Lorem Ipsum Explained: When Placeholder Text Helps and When It Hurts
By the Super Simple Digital Tools Team · Updated June 2026
Lorem ipsum is the most widely used filler text in the world, yet almost no one knows it is a 2,000-year-old accident. The passage comes from Cicero's 45 BC treatise De Finibus Bonorum et Malorum, a discussion of pleasure and pain. An unknown typesetter in the 1500s is believed to have scrambled it into a type specimen, and it has served as standard dummy text ever since. The opening "lorem" is actually the back half of "dolorem," meaning pain, which is why the first word is not even complete.
The reason it endures is practical. Good placeholder text should imitate the texture of real language, its mix of short and long words, its spacing, and its letter frequencies, without forming sentences anyone wants to read. Lorem ipsum hits that balance. A reviewer glancing at a mockup sees believable body copy and judges the font, line height, and column width, instead of stopping to rewrite a headline. Repeating a single word or pasting an article would both break that spell in different ways.
The convenience is also the trap. Designers tend to size text boxes neatly around a tidy block of Latin, but real copy is messy: headlines run two lines instead of one, product descriptions vary wildly in length, and a paragraph that fit perfectly suddenly overflows. Layouts tuned to lorem ipsum can crack the moment genuine content arrives. Filler also hides meaning, so stakeholders cannot react to the actual message and user testing tells you little about whether people understand the page.
A sensible rule is to use lorem ipsum early and abandon it fast. It is well suited to the first rough wireframe, a typography experiment, a quick template demo, or stress-testing how a field behaves when stuffed full. As soon as the structure is agreed, switch to real or draft copy, even rough notes from the writer. Designing against approximate-but-real words exposes length and tone problems while they are still cheap to fix, rather than during launch week.
Whatever you generate, treat it as scaffolding, not as a finished surface. The single biggest lorem ipsum failure is forgetting to remove it: dummy Latin has slipped into printed brochures, shipped apps, and live web pages more than once. Generate exactly the amount you need, label placeholder regions clearly, and do a final search for the word "lorem" before anything goes out. Used with that discipline, it is one of the most efficient tools in a designer's kit.
- Generate only the volume you need, paragraphs, sentences, or an exact word count, so your sample matches the space the real copy will actually occupy.

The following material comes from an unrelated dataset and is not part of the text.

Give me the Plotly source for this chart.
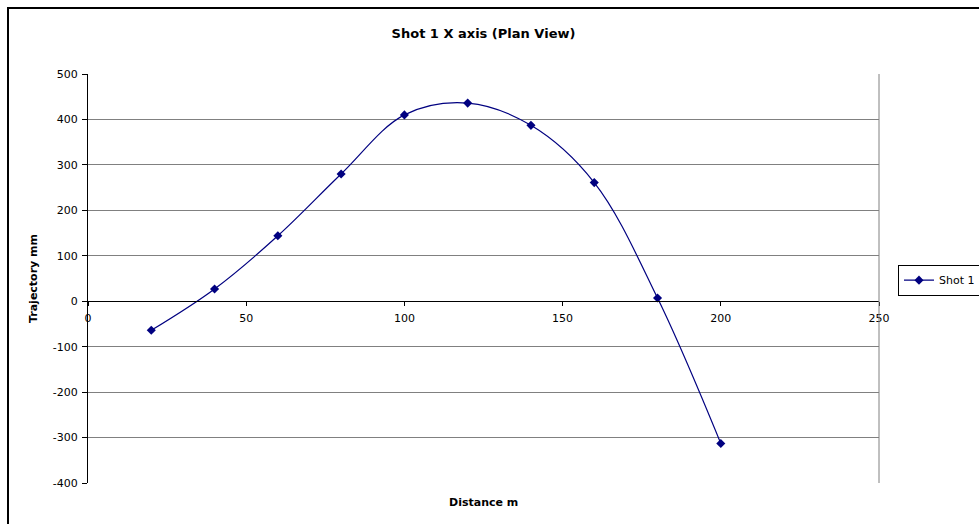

- Test layouts with both short and long blocks of filler to reveal where headings wrap or columns overflow before real content arrives.
- Keep the traditional "Lorem ipsum dolor sit amet" opener only for demos; turn it off when you want output that does not telegraph that the text is placeholder.
- Before publishing or printing, run a find for "lorem" across the project to catch any dummy text that was never swapped out.